[DATA]
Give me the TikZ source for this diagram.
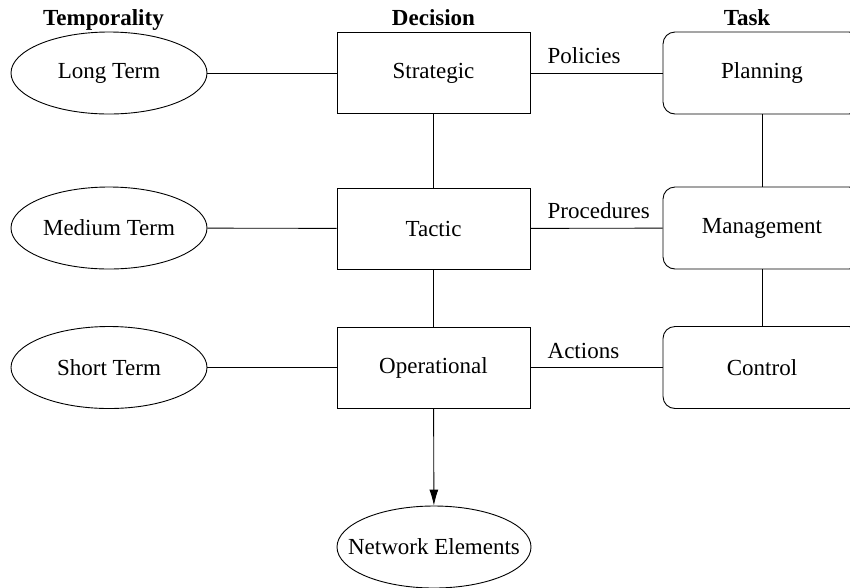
\documentclass[tikz,border=0pt]{standalone}
\usepackage{fontspec}
\setmainfont{Liberation Serif}
\usetikzlibrary{shapes.geometric,arrows.meta}
\begin{document}
\begin{tikzpicture}[x=1pt,y=1pt,
  every node/.style={font=\fontsize{23}{27}\selectfont},
  ell/.style={draw,ellipse,line width=0.9pt,minimum width=196pt,minimum height=82pt,inner sep=0pt},
  decbox/.style={draw,rectangle,line width=0.9pt,minimum width=193pt,minimum height=81pt,inner sep=0pt},
  taskbox/.style={draw,rectangle,rounded corners=12pt,line width=0.9pt,minimum width=198pt,minimum height=82pt,inner sep=0pt},
  hdr/.style={font=\fontsize{23}{27}\selectfont\bfseries,anchor=base,inner sep=0pt},
  lbl/.style={anchor=base west,inner sep=0pt},
  conn/.style={line width=0.9pt}]
\useasboundingbox (0,0) rectangle (850,-587);
% headers
\node[hdr] (h1) at (103.5,-25) {Temporality};
\node[hdr] (h2) at (433.5,-25) {Decision};
\node[hdr] (h3) at (747,-25) {Task};
% temporality
\node[ell] (long) at (109,-73) {Long Term};
\node[ell] (med) at (109,-228) {Medium Term};
\node[ell] (short) at (109,-367.5) {Short Term};
% decision
\node[decbox] (strat) at (433.5,-73) {Strategic};
\node[decbox] (tact) at (433.5,-228.5) {Tactic};
\node[decbox] (oper) at (433.5,-367.5) {Operational};
% task
\node[taskbox] (plan) at (762,-73) {Planning};
\node[taskbox] (mgmt) at (762,-228) {Management};
\node[taskbox] (ctrl) at (762,-367.5) {Control};
% network elements
\node[ell,minimum width=194pt,inner xsep=-18pt] (net) at (434,-547) {Network Elements};
% horizontal connectors
\draw[conn] (long) -- (strat);
\draw[conn] (med) -- (tact);
\draw[conn] (short) -- (oper);
\draw[conn] (strat) -- (plan);
\draw[conn] (tact) -- (mgmt);
\draw[conn] (oper) -- (ctrl);
% labels
\path (strat.east) ++(17,10) node[lbl] (lp) {Policies};
\path (tact.east) ++(17,10) node[lbl] (lpr) {Procedures};
\path (oper.east) ++(17,9.5) node[lbl] (la) {Actions};
% vertical connectors
\draw[conn] (strat) -- (tact);
\draw[conn] (tact) -- (oper);
\draw[conn] (plan) -- (mgmt);
\draw[conn] (mgmt) -- (ctrl);
\draw[conn,-{Latex[length=16pt,width=9pt]}] (oper) -- (net);
\end{tikzpicture}
\end{document}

[TASK PROMPT] Repeat the full listing above exactly, with no pictures in the copy.

[ANSWER TO THE TASK]
Give me the TikZ source for this diagram.
\documentclass[tikz,border=0pt]{standalone}
\usepackage{fontspec}
\setmainfont{Liberation Serif}
\usetikzlibrary{shapes.geometric,arrows.meta}
\begin{document}
\begin{tikzpicture}[x=1pt,y=1pt,
  every node/.style={font=\fontsize{23}{27}\selectfont},
  ell/.style={draw,ellipse,line width=0.9pt,minimum width=196pt,minimum height=82pt,inner sep=0pt},
  decbox/.style={draw,rectangle,line width=0.9pt,minimum width=193pt,minimum height=81pt,inner sep=0pt},
  taskbox/.style={draw,rectangle,rounded corners=12pt,line width=0.9pt,minimum width=198pt,minimum height=82pt,inner sep=0pt},
  hdr/.style={font=\fontsize{23}{27}\selectfont\bfseries,anchor=base,inner sep=0pt},
  lbl/.style={anchor=base west,inner sep=0pt},
  conn/.style={line width=0.9pt}]
\useasboundingbox (0,0) rectangle (850,-587);
% headers
\node[hdr] (h1) at (103.5,-25) {Temporality};
\node[hdr] (h2) at (433.5,-25) {Decision};
\node[hdr] (h3) at (747,-25) {Task};
% temporality
\node[ell] (long) at (109,-73) {Long Term};
\node[ell] (med) at (109,-228) {Medium Term};
\node[ell] (short) at (109,-367.5) {Short Term};
% decision
\node[decbox] (strat) at (433.5,-73) {Strategic};
\node[decbox] (tact) at (433.5,-228.5) {Tactic};
\node[decbox] (oper) at (433.5,-367.5) {Operational};
% task
\node[taskbox] (plan) at (762,-73) {Planning};
\node[taskbox] (mgmt) at (762,-228) {Management};
\node[taskbox] (ctrl) at (762,-367.5) {Control};
% network elements
\node[ell,minimum width=194pt,inner xsep=-18pt] (net) at (434,-547) {Network Elements};
% horizontal connectors
\draw[conn] (long) -- (strat);
\draw[conn] (med) -- (tact);
\draw[conn] (short) -- (oper);
\draw[conn] (strat) -- (plan);
\draw[conn] (tact) -- (mgmt);
\draw[conn] (oper) -- (ctrl);
% labels
\path (strat.east) ++(17,10) node[lbl] (lp) {Policies};
\path (tact.east) ++(17,10) node[lbl] (lpr) {Procedures};
\path (oper.east) ++(17,9.5) node[lbl] (la) {Actions};
% vertical connectors
\draw[conn] (strat) -- (tact);
\draw[conn] (tact) -- (oper);
\draw[conn] (plan) -- (mgmt);
\draw[conn] (mgmt) -- (ctrl);
\draw[conn,-{Latex[length=16pt,width=9pt]}] (oper) -- (net);
\end{tikzpicture}
\end{document}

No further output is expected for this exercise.